- German: Die weiße Spinne
- Directed by: Harald Reinl
- Written by: Egon Eis
- Based on: The White Spider by Louis Weinert-Wilton
- Produced by: Werner M. Lenz Gero Wecker
- Starring: Joachim Fuchsberger; Karin Dor; Horst Frank;
- Cinematography: Werner M. Lenz
- Edited by: Wolfgang Wehrum
- Music by: Peter Thomas
- Production companies: Arca-Winston Films Hans Oppenheimer Film
- Distributed by: Constantin Film
- Release date: 5 April 1963;
- Running time: 103 minutes
- Country: West Germany
- Language: German

= The White Spider (1963 film) =

1963 film

The White Spider (Die weiße Spinne) is a 1963 West German crime thriller film directed by Harald Reinl and starring Joachim Fuchsberger, Karin Dor and Horst Frank. It is based on a novel of the same name by the Czech writer Louis Weinert-Wilton.

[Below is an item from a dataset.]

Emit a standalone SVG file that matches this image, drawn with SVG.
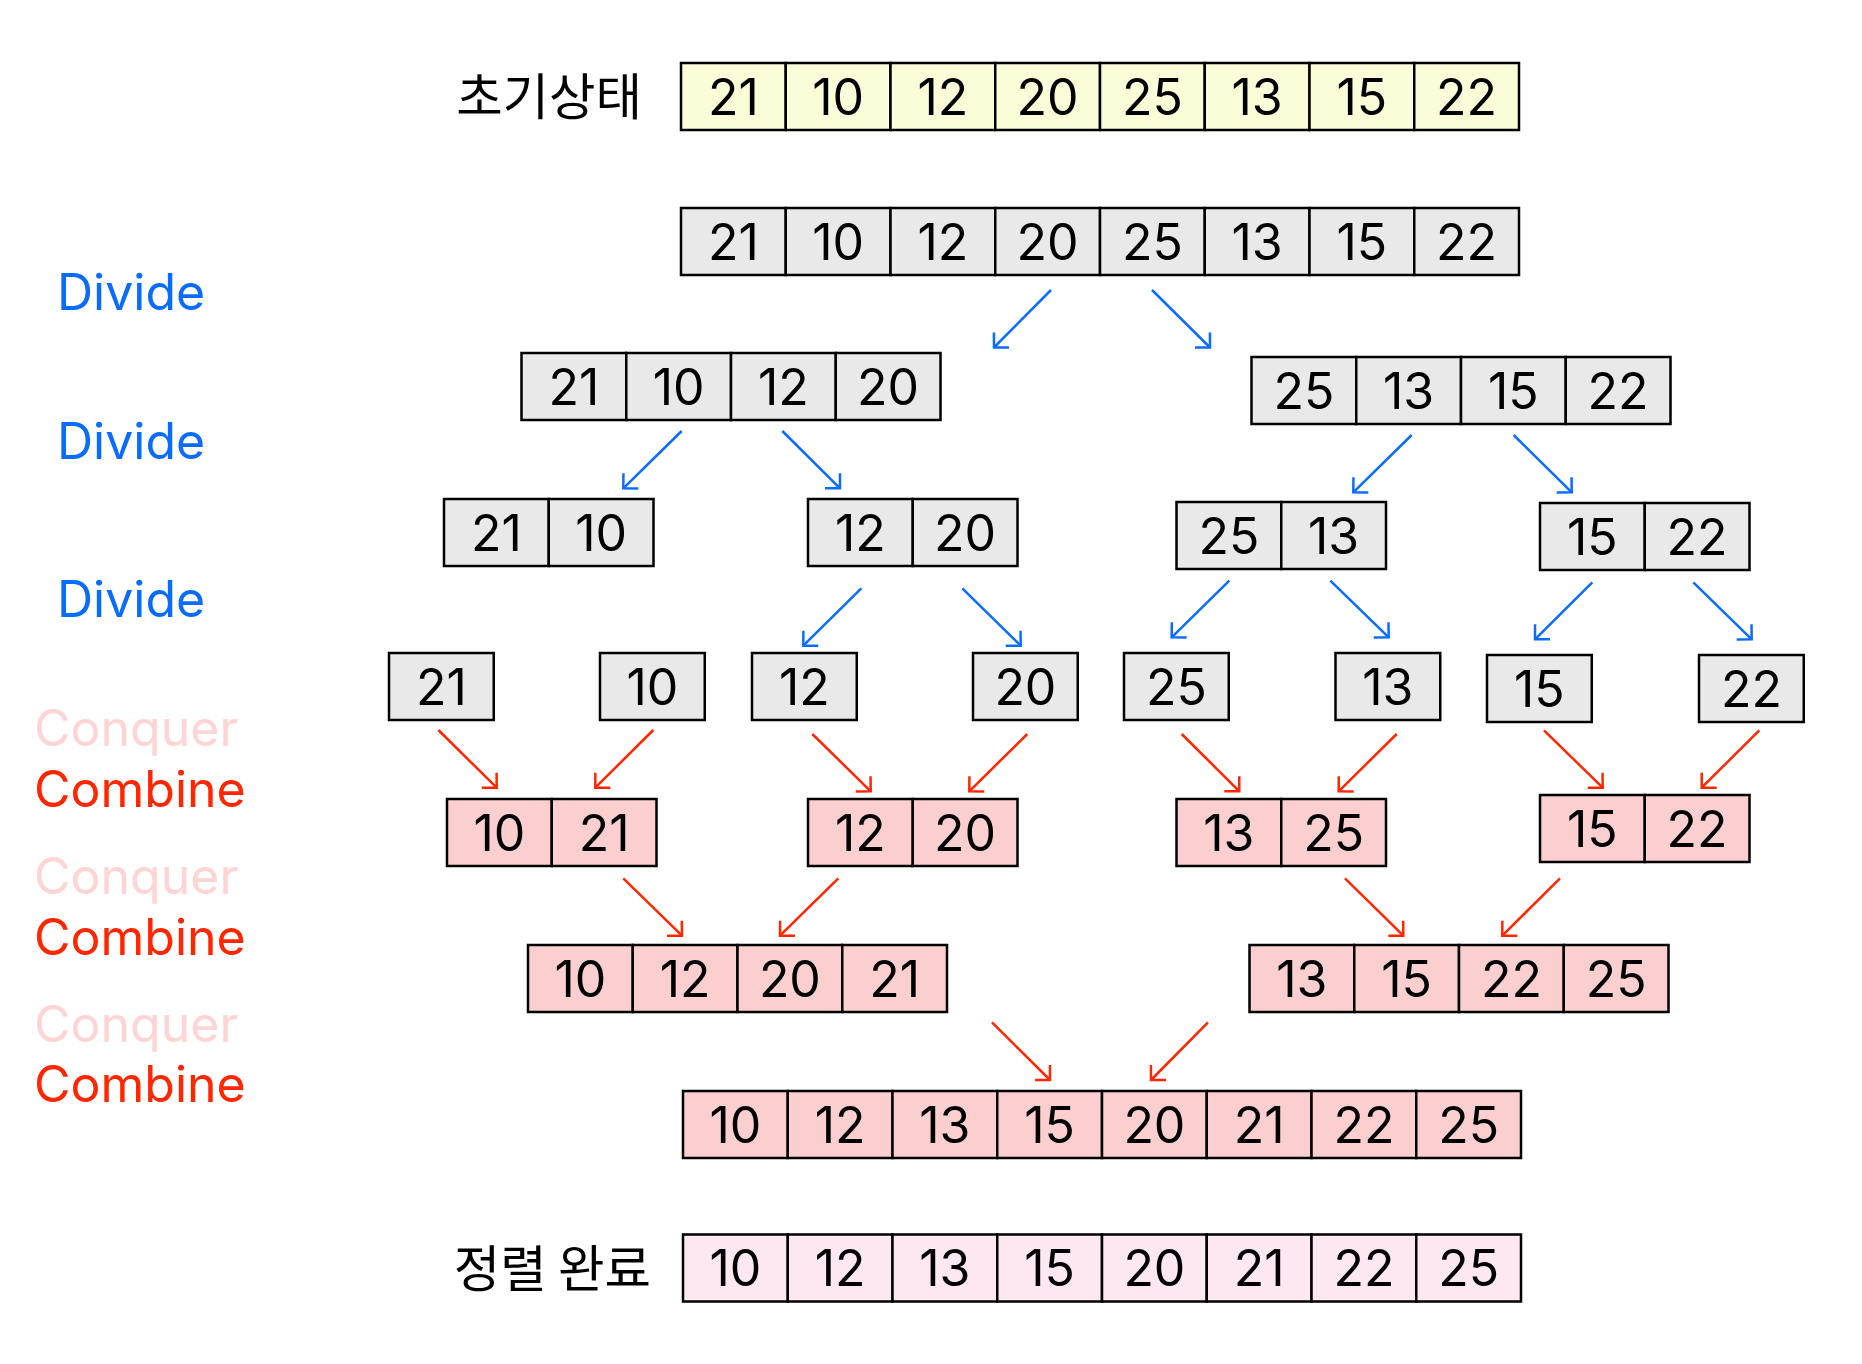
<svg xmlns="http://www.w3.org/2000/svg" width="1862" height="1364" viewBox="0 0 1862 1364">
<style>
.c{stroke:#000;stroke-width:2.5}
.y{fill:#FAFDD8}
.g{fill:#E9E9E9}
.p{fill:#FBCFCF}
.f{fill:#FDE7F1}
.n{font-family:Inter,"Liberation Sans",sans-serif;font-size:50px;fill:#000;text-anchor:middle}
.k{font-family:"Noto Sans CJK KR","Noto Sans",sans-serif;font-size:50.5px;fill:#000;text-anchor:end}
.lbl{font-family:Inter,"Liberation Sans",sans-serif;font-size:50px}
.dv{fill:#0A6CFF}
.cq{fill:#FFD4D4}
.cb{fill:#FF2600}
.ab{fill:none;stroke:#0A6CFF;stroke-width:2.5}
.ar{fill:none;stroke:#FF2600;stroke-width:2.5}
</style>
<defs>
<marker id="mb" markerUnits="userSpaceOnUse" markerWidth="30" markerHeight="30" viewBox="-15 -15 30 30" refX="0" refY="0" orient="auto" overflow="visible">
<path d="M-10.6,-10.6 L0,0 L-10.6,10.6" fill="none" stroke="#0A6CFF" stroke-width="2.5"/>
</marker>
<marker id="mr" markerUnits="userSpaceOnUse" markerWidth="30" markerHeight="30" viewBox="-15 -15 30 30" refX="0" refY="0" orient="auto" overflow="visible">
<path d="M-10.6,-10.6 L0,0 L-10.6,10.6" fill="none" stroke="#FF2600" stroke-width="2.5"/>
</marker>
</defs>
<rect width="1862" height="1364" fill="#fff"/>

<g id="labels">
<text class="k" x="642" y="115">초기상태</text>
<text class="k" x="651" y="1286.5">정렬 완료</text>
<text class="lbl dv" x="57" y="310">Divide</text>
<text class="lbl dv" x="57" y="459.3">Divide</text>
<text class="lbl dv" x="57" y="616.7">Divide</text>
<text class="lbl cq" x="34" y="746">Conquer</text>
<text class="lbl cb" x="34" y="806.7">Combine</text>
<text class="lbl cq" x="34" y="894">Conquer</text>
<text class="lbl cb" x="34" y="955">Combine</text>
<text class="lbl cq" x="34" y="1041.7">Conquer</text>
<text class="lbl cb" x="34" y="1102.3">Combine</text>
</g>

<g id="row1-initial">
<rect class="c y" x="681" y="63" width="104.75" height="67"/>
<rect class="c y" x="785.75" y="63" width="104.75" height="67"/>
<rect class="c y" x="890.5" y="63" width="104.75" height="67"/>
<rect class="c y" x="995.25" y="63" width="104.75" height="67"/>
<rect class="c y" x="1100" y="63" width="104.75" height="67"/>
<rect class="c y" x="1204.75" y="63" width="104.75" height="67"/>
<rect class="c y" x="1309.5" y="63" width="104.75" height="67"/>
<rect class="c y" x="1414.25" y="63" width="104.75" height="67"/>
<text class="n" x="733.4" y="114.7">21</text>
<text class="n" x="838.1" y="114.7">10</text>
<text class="n" x="942.9" y="114.7">12</text>
<text class="n" x="1047.6" y="114.7">20</text>
<text class="n" x="1152.4" y="114.7">25</text>
<text class="n" x="1257.1" y="114.7">13</text>
<text class="n" x="1361.9" y="114.7">15</text>
<text class="n" x="1466.6" y="114.7">22</text>
</g>

<g id="row2-full">
<rect class="c g" x="681" y="208" width="104.75" height="67"/>
<rect class="c g" x="785.75" y="208" width="104.75" height="67"/>
<rect class="c g" x="890.5" y="208" width="104.75" height="67"/>
<rect class="c g" x="995.25" y="208" width="104.75" height="67"/>
<rect class="c g" x="1100" y="208" width="104.75" height="67"/>
<rect class="c g" x="1204.75" y="208" width="104.75" height="67"/>
<rect class="c g" x="1309.5" y="208" width="104.75" height="67"/>
<rect class="c g" x="1414.25" y="208" width="104.75" height="67"/>
<text class="n" x="733.4" y="259.7">21</text>
<text class="n" x="838.1" y="259.7">10</text>
<text class="n" x="942.9" y="259.7">12</text>
<text class="n" x="1047.6" y="259.7">20</text>
<text class="n" x="1152.4" y="259.7">25</text>
<text class="n" x="1257.1" y="259.7">13</text>
<text class="n" x="1361.9" y="259.7">15</text>
<text class="n" x="1466.6" y="259.7">22</text>
</g>

<g id="div-left4">
<rect class="c g" x="521.5" y="353" width="104.75" height="67"/>
<rect class="c g" x="626.25" y="353" width="104.75" height="67"/>
<rect class="c g" x="731" y="353" width="104.75" height="67"/>
<rect class="c g" x="835.75" y="353" width="104.75" height="67"/>
<text class="n" x="573.9" y="404.7">21</text>
<text class="n" x="678.6" y="404.7">10</text>
<text class="n" x="783.4" y="404.7">12</text>
<text class="n" x="888.1" y="404.7">20</text>
</g>

<g id="div-right4">
<rect class="c g" x="1251.5" y="357" width="104.75" height="67"/>
<rect class="c g" x="1356.25" y="357" width="104.75" height="67"/>
<rect class="c g" x="1461" y="357" width="104.75" height="67"/>
<rect class="c g" x="1565.75" y="357" width="104.75" height="67"/>
<text class="n" x="1303.9" y="408.7">25</text>
<text class="n" x="1408.6" y="408.7">13</text>
<text class="n" x="1513.4" y="408.7">15</text>
<text class="n" x="1618.1" y="408.7">22</text>
</g>

<g id="div-21-10">
<rect class="c g" x="444" y="499" width="104.75" height="67"/>
<rect class="c g" x="548.75" y="499" width="104.75" height="67"/>
<text class="n" x="496.4" y="550.7">21</text>
<text class="n" x="601.1" y="550.7">10</text>
</g>
<g id="div-12-20">
<rect class="c g" x="808" y="499" width="104.75" height="67"/>
<rect class="c g" x="912.75" y="499" width="104.75" height="67"/>
<text class="n" x="860.4" y="550.7">12</text>
<text class="n" x="965.1" y="550.7">20</text>
</g>
<g id="div-25-13">
<rect class="c g" x="1176.5" y="502" width="104.75" height="67"/>
<rect class="c g" x="1281.25" y="502" width="104.75" height="67"/>
<text class="n" x="1228.9" y="553.7">25</text>
<text class="n" x="1333.6" y="553.7">13</text>
</g>
<g id="div-15-22">
<rect class="c g" x="1540" y="503" width="104.75" height="67"/>
<rect class="c g" x="1644.75" y="503" width="104.75" height="67"/>
<text class="n" x="1592.4" y="554.7">15</text>
<text class="n" x="1697.1" y="554.7">22</text>
</g>

<g id="single-21"><rect class="c g" x="389" y="653" width="104.75" height="67"/><text class="n" x="441.4" y="704.7">21</text></g>
<g id="single-10"><rect class="c g" x="600" y="653" width="104.75" height="67"/><text class="n" x="652.4" y="704.7">10</text></g>
<g id="single-12"><rect class="c g" x="752" y="653" width="104.75" height="67"/><text class="n" x="804.4" y="704.7">12</text></g>
<g id="single-20"><rect class="c g" x="973" y="653" width="104.75" height="67"/><text class="n" x="1025.4" y="704.7">20</text></g>
<g id="single-25"><rect class="c g" x="1124" y="653" width="104.75" height="67"/><text class="n" x="1176.4" y="704.7">25</text></g>
<g id="single-13"><rect class="c g" x="1335.5" y="653" width="104.75" height="67"/><text class="n" x="1387.9" y="704.7">13</text></g>
<g id="single-15"><rect class="c g" x="1487" y="655" width="104.75" height="67"/><text class="n" x="1539.4" y="706.7">15</text></g>
<g id="single-22"><rect class="c g" x="1699" y="655" width="104.75" height="67"/><text class="n" x="1751.4" y="706.7">22</text></g>

<g id="comb-10-21">
<rect class="c p" x="447" y="799" width="104.75" height="67"/>
<rect class="c p" x="551.75" y="799" width="104.75" height="67"/>
<text class="n" x="499.4" y="850.7">10</text>
<text class="n" x="604.1" y="850.7">21</text>
</g>
<g id="comb-12-20">
<rect class="c p" x="808" y="799" width="104.75" height="67"/>
<rect class="c p" x="912.75" y="799" width="104.75" height="67"/>
<text class="n" x="860.4" y="850.7">12</text>
<text class="n" x="965.1" y="850.7">20</text>
</g>
<g id="comb-13-25">
<rect class="c p" x="1176.5" y="799" width="104.75" height="67"/>
<rect class="c p" x="1281.25" y="799" width="104.75" height="67"/>
<text class="n" x="1228.9" y="850.7">13</text>
<text class="n" x="1333.6" y="850.7">25</text>
</g>
<g id="comb-15-22">
<rect class="c p" x="1540" y="795" width="104.75" height="67"/>
<rect class="c p" x="1644.75" y="795" width="104.75" height="67"/>
<text class="n" x="1592.4" y="846.7">15</text>
<text class="n" x="1697.1" y="846.7">22</text>
</g>

<g id="comb-left4">
<rect class="c p" x="528" y="945" width="104.75" height="67"/>
<rect class="c p" x="632.75" y="945" width="104.75" height="67"/>
<rect class="c p" x="737.5" y="945" width="104.75" height="67"/>
<rect class="c p" x="842.25" y="945" width="104.75" height="67"/>
<text class="n" x="580.4" y="996.7">10</text>
<text class="n" x="685.1" y="996.7">12</text>
<text class="n" x="789.9" y="996.7">20</text>
<text class="n" x="894.6" y="996.7">21</text>
</g>
<g id="comb-right4">
<rect class="c p" x="1249.5" y="945" width="104.75" height="67"/>
<rect class="c p" x="1354.25" y="945" width="104.75" height="67"/>
<rect class="c p" x="1459" y="945" width="104.75" height="67"/>
<rect class="c p" x="1563.75" y="945" width="104.75" height="67"/>
<text class="n" x="1301.9" y="996.7">13</text>
<text class="n" x="1406.6" y="996.7">15</text>
<text class="n" x="1511.4" y="996.7">22</text>
<text class="n" x="1616.1" y="996.7">25</text>
</g>

<g id="comb-full">
<rect class="c p" x="683" y="1091" width="104.75" height="67"/>
<rect class="c p" x="787.75" y="1091" width="104.75" height="67"/>
<rect class="c p" x="892.5" y="1091" width="104.75" height="67"/>
<rect class="c p" x="997.25" y="1091" width="104.75" height="67"/>
<rect class="c p" x="1102" y="1091" width="104.75" height="67"/>
<rect class="c p" x="1206.75" y="1091" width="104.75" height="67"/>
<rect class="c p" x="1311.5" y="1091" width="104.75" height="67"/>
<rect class="c p" x="1416.25" y="1091" width="104.75" height="67"/>
<text class="n" x="735.4" y="1142.7">10</text>
<text class="n" x="840.1" y="1142.7">12</text>
<text class="n" x="944.9" y="1142.7">13</text>
<text class="n" x="1049.6" y="1142.7">15</text>
<text class="n" x="1154.4" y="1142.7">20</text>
<text class="n" x="1259.1" y="1142.7">21</text>
<text class="n" x="1363.9" y="1142.7">22</text>
<text class="n" x="1468.6" y="1142.7">25</text>
</g>

<g id="sorted">
<rect class="c f" x="683" y="1234.5" width="104.75" height="67"/>
<rect class="c f" x="787.75" y="1234.5" width="104.75" height="67"/>
<rect class="c f" x="892.5" y="1234.5" width="104.75" height="67"/>
<rect class="c f" x="997.25" y="1234.5" width="104.75" height="67"/>
<rect class="c f" x="1102" y="1234.5" width="104.75" height="67"/>
<rect class="c f" x="1206.75" y="1234.5" width="104.75" height="67"/>
<rect class="c f" x="1311.5" y="1234.5" width="104.75" height="67"/>
<rect class="c f" x="1416.25" y="1234.5" width="104.75" height="67"/>
<text class="n" x="735.4" y="1286.2">10</text>
<text class="n" x="840.1" y="1286.2">12</text>
<text class="n" x="944.9" y="1286.2">13</text>
<text class="n" x="1049.6" y="1286.2">15</text>
<text class="n" x="1154.4" y="1286.2">20</text>
<text class="n" x="1259.1" y="1286.2">21</text>
<text class="n" x="1363.9" y="1286.2">22</text>
<text class="n" x="1468.6" y="1286.2">25</text>
</g>

<g id="connectors">
<line class="ab" marker-end="url(#mb)" x1="1051" y1="290" x2="994" y2="347.5"/>
<line class="ab" marker-end="url(#mb)" x1="1152" y1="290" x2="1210" y2="347.5"/>
<line class="ab" marker-end="url(#mb)" x1="681.7" y1="431" x2="623.3" y2="488.3"/>
<line class="ab" marker-end="url(#mb)" x1="782.3" y1="431" x2="840" y2="488.3"/>
<line class="ab" marker-end="url(#mb)" x1="1411.7" y1="435" x2="1353.3" y2="492.3"/>
<line class="ab" marker-end="url(#mb)" x1="1513.6" y1="435" x2="1571.7" y2="492.3"/>
<line class="ab" marker-end="url(#mb)" x1="861.3" y1="588.3" x2="803.3" y2="645.7"/>
<line class="ab" marker-end="url(#mb)" x1="962.3" y1="588.3" x2="1020.7" y2="645.7"/>
<line class="ab" marker-end="url(#mb)" x1="1229.3" y1="580.7" x2="1171.7" y2="637.3"/>
<line class="ab" marker-end="url(#mb)" x1="1330.3" y1="580.7" x2="1388.7" y2="637.3"/>
<line class="ab" marker-end="url(#mb)" x1="1592.3" y1="582.3" x2="1535" y2="639.3"/>
<line class="ab" marker-end="url(#mb)" x1="1693.3" y1="582.3" x2="1751.7" y2="639.3"/>
<line class="ar" marker-end="url(#mr)" x1="438.3" y1="730" x2="496.7" y2="787.7"/>
<line class="ar" marker-end="url(#mr)" x1="653.3" y1="730" x2="595.3" y2="787.7"/>
<line class="ar" marker-end="url(#mr)" x1="812.3" y1="734" x2="870.7" y2="791.3"/>
<line class="ar" marker-end="url(#mr)" x1="1027.3" y1="734" x2="969.3" y2="791.3"/>
<line class="ar" marker-end="url(#mr)" x1="1181.7" y1="734" x2="1239.3" y2="791.3"/>
<line class="ar" marker-end="url(#mr)" x1="1396.7" y1="734" x2="1338.7" y2="791.3"/>
<line class="ar" marker-end="url(#mr)" x1="1544" y1="730.3" x2="1602.7" y2="787.7"/>
<line class="ar" marker-end="url(#mr)" x1="1759.3" y1="730.3" x2="1701.7" y2="787.7"/>
<line class="ar" marker-end="url(#mr)" x1="623.3" y1="878.3" x2="682" y2="935.7"/>
<line class="ar" marker-end="url(#mr)" x1="838.3" y1="878.3" x2="780" y2="935.7"/>
<line class="ar" marker-end="url(#mr)" x1="1345" y1="878.3" x2="1403.3" y2="935.7"/>
<line class="ar" marker-end="url(#mr)" x1="1560" y1="878.3" x2="1502.3" y2="935.7"/>
<line class="ar" marker-end="url(#mr)" x1="992" y1="1022.3" x2="1050" y2="1080"/>
<line class="ar" marker-end="url(#mr)" x1="1208" y1="1022.3" x2="1151" y2="1080"/>
</g>
</svg>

The film's sets were designed by the art director Ernst H. Albrecht. Location shooting took place in London, Hamburg and West Berlin. It was made and promoted to look like a German Edgar Wallace movie, using the same director and several actors from the Wallace film series.

==Plot==
When Muriel Irvine's husband is killed in an automobile accident after a night of gambling, she discovers that he had previously dramatically increased his life insurance coverage. The insurance company alerts Scotland Yard to a recent rash of such deaths all affecting gamblers. When the Yard's chief inspector is murdered while investigating the case, they bring in a mysterious detective to solve it.